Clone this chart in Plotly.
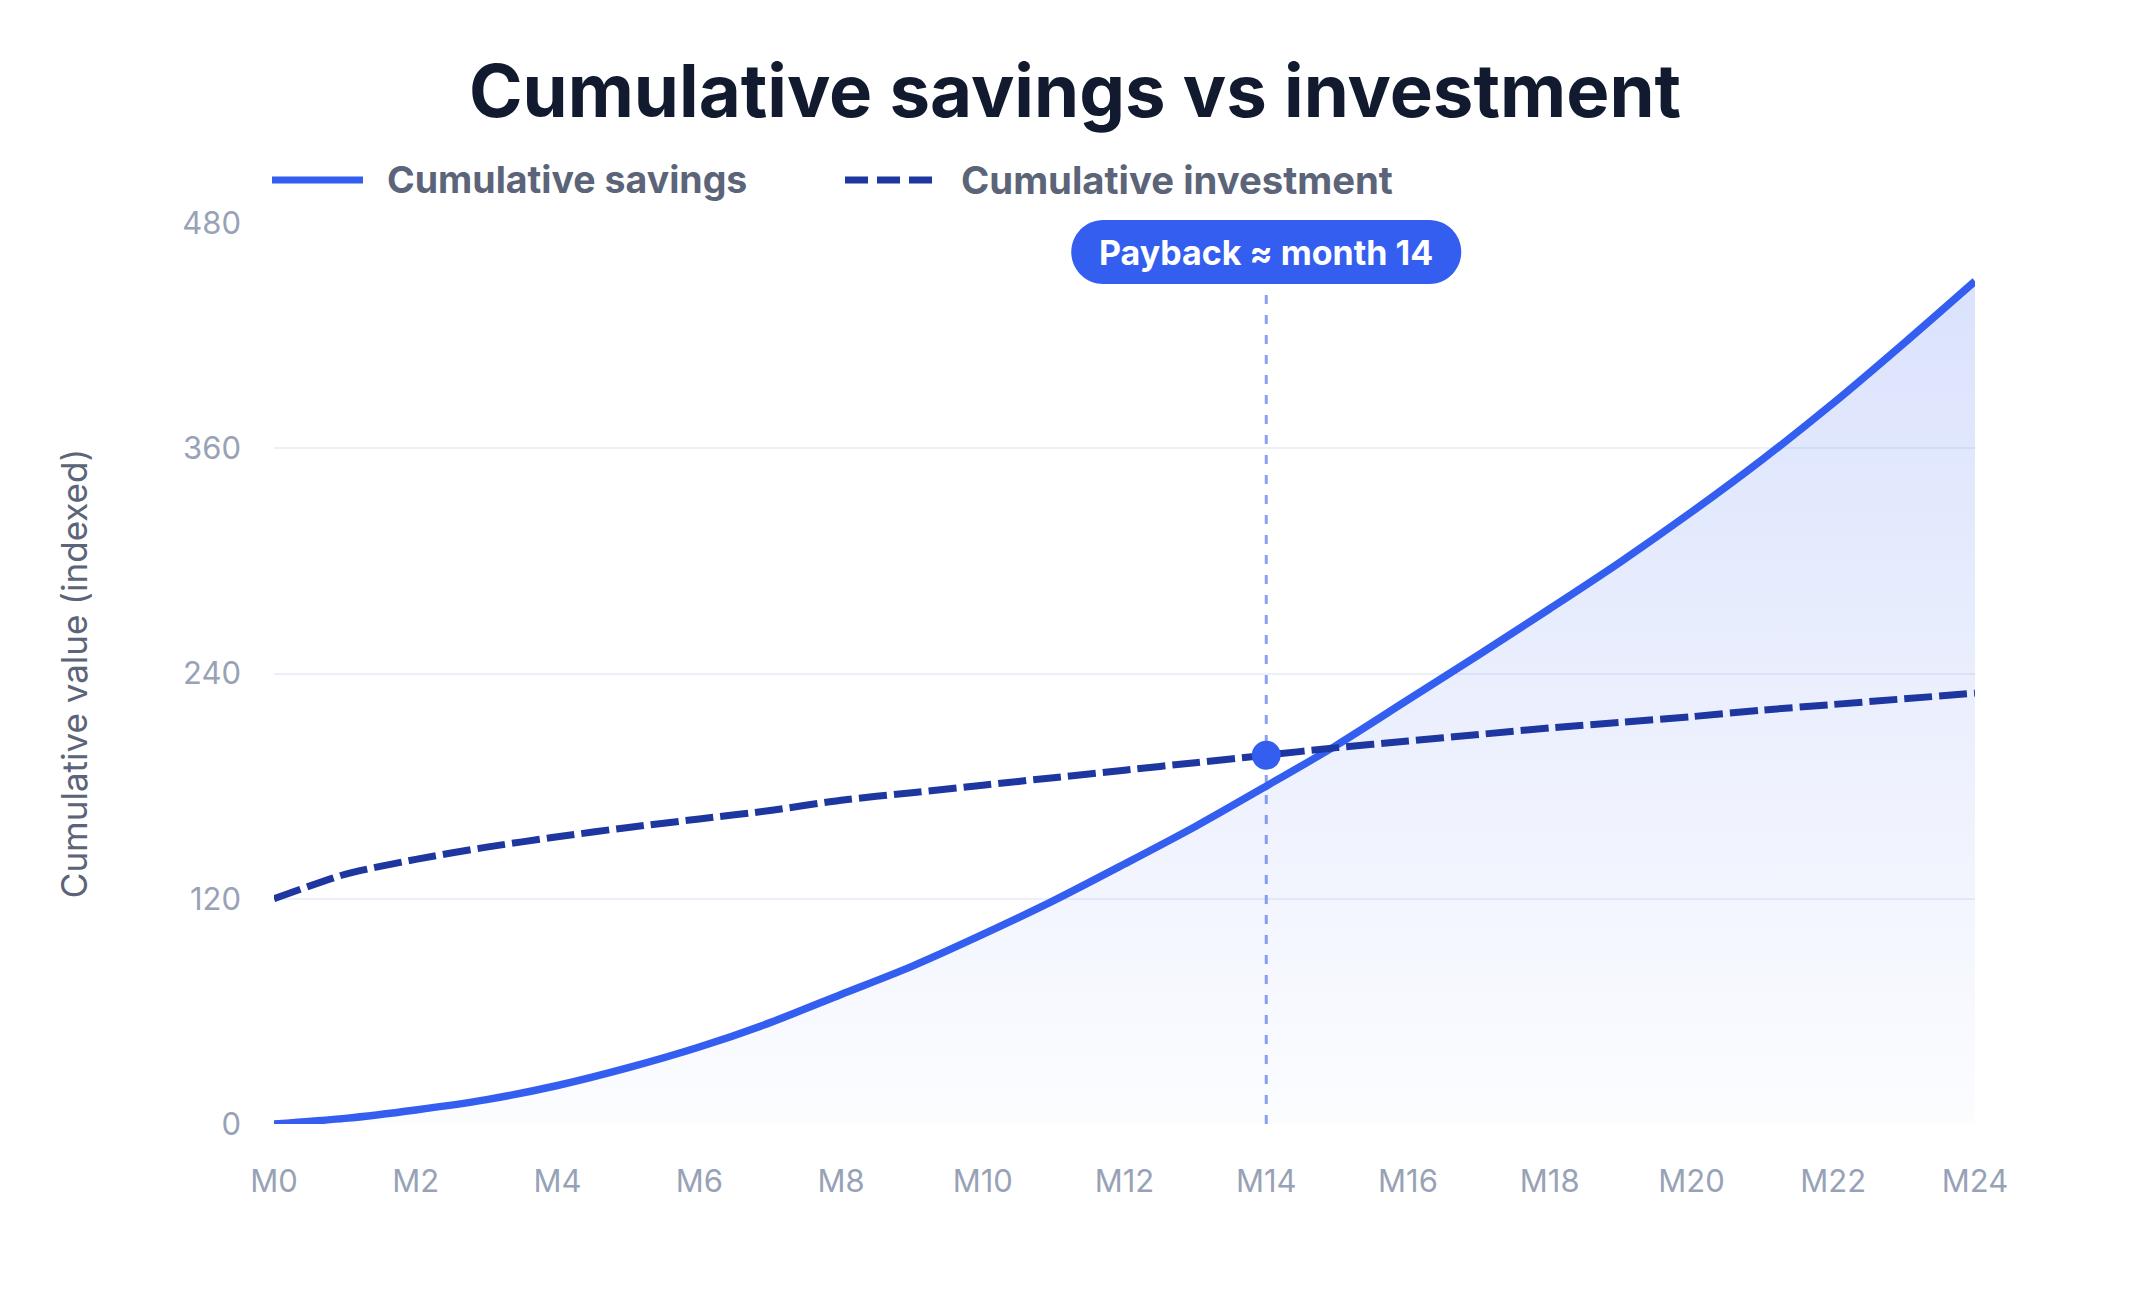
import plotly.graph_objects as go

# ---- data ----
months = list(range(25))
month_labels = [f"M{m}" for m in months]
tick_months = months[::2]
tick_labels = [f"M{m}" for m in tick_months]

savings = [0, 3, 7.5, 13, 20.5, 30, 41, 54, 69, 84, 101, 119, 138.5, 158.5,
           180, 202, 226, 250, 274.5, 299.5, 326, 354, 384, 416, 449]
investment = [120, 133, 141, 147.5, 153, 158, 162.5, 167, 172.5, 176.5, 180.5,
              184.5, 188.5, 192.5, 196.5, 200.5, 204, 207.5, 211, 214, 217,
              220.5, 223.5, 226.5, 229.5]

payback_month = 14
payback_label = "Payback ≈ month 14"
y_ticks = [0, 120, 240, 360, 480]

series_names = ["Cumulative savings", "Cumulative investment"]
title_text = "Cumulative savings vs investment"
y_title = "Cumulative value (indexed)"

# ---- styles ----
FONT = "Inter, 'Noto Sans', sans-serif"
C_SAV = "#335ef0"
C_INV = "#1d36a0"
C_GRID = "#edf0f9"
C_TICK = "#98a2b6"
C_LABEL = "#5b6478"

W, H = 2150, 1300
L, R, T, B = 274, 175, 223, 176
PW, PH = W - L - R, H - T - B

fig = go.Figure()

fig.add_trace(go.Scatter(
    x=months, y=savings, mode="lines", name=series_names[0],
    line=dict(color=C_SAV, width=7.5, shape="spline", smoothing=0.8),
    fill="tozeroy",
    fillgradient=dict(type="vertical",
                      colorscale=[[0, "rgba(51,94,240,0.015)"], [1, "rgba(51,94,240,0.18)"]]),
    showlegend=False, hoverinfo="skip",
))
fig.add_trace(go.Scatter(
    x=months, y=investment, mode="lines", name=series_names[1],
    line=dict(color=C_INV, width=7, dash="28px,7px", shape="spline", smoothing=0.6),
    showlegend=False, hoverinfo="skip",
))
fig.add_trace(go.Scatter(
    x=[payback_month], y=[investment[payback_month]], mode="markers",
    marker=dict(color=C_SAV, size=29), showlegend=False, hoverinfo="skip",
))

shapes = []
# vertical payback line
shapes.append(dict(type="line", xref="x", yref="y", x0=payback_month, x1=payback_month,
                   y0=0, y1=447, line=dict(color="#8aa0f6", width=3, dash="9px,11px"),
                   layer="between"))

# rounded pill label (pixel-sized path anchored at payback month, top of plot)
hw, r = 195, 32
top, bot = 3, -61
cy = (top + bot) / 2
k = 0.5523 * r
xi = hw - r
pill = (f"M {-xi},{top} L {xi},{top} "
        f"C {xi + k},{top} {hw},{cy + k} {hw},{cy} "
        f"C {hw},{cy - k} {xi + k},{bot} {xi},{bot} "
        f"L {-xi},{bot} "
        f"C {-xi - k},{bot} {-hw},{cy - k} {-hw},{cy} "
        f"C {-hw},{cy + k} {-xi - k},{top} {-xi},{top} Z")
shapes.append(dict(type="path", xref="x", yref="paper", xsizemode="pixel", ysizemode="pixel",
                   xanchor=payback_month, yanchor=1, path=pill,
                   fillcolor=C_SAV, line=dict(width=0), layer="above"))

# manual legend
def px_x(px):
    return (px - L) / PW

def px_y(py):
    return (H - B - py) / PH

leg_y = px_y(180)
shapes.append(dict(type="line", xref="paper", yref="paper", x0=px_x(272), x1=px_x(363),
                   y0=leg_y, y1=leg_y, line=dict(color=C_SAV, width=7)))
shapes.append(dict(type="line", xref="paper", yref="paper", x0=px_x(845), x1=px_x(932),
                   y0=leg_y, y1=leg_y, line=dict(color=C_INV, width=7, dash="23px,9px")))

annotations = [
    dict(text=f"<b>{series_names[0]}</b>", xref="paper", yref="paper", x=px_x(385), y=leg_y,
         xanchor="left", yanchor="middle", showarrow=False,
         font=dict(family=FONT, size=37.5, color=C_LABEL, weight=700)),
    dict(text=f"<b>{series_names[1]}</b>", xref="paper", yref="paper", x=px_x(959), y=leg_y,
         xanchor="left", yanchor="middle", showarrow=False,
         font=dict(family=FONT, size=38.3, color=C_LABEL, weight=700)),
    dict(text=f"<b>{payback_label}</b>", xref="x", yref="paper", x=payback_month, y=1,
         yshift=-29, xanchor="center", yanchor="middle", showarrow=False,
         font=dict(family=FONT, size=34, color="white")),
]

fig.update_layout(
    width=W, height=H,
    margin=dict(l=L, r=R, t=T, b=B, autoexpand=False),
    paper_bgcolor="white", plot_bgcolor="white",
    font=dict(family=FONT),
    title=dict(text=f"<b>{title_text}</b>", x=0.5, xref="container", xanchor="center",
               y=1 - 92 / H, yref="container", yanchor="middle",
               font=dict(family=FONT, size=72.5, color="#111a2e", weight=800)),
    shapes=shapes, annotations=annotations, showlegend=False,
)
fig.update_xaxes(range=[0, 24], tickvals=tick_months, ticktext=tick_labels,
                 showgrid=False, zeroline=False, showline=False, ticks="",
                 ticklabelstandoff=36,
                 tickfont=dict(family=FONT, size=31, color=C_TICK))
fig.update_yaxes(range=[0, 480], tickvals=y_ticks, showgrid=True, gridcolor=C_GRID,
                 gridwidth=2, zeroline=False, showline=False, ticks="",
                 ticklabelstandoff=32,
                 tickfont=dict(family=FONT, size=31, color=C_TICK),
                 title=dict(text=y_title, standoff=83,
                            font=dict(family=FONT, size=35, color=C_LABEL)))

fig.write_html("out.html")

===============

WHAT THE EXERCISE ASKS = With all pictures left out, please transcribe exactly the lines from the start of the material through the line with "y_ticks = [0, 120, 240, 360, 480]".

FULL ANSWER =
Clone this chart in Plotly.
import plotly.graph_objects as go

# ---- data ----
months = list(range(25))
month_labels = [f"M{m}" for m in months]
tick_months = months[::2]
tick_labels = [f"M{m}" for m in tick_months]

savings = [0, 3, 7.5, 13, 20.5, 30, 41, 54, 69, 84, 101, 119, 138.5, 158.5,
           180, 202, 226, 250, 274.5, 299.5, 326, 354, 384, 416, 449]
investment = [120, 133, 141, 147.5, 153, 158, 162.5, 167, 172.5, 176.5, 180.5,
              184.5, 188.5, 192.5, 196.5, 200.5, 204, 207.5, 211, 214, 217,
              220.5, 223.5, 226.5, 229.5]

payback_month = 14
payback_label = "Payback ≈ month 14"
y_ticks = [0, 120, 240, 360, 480]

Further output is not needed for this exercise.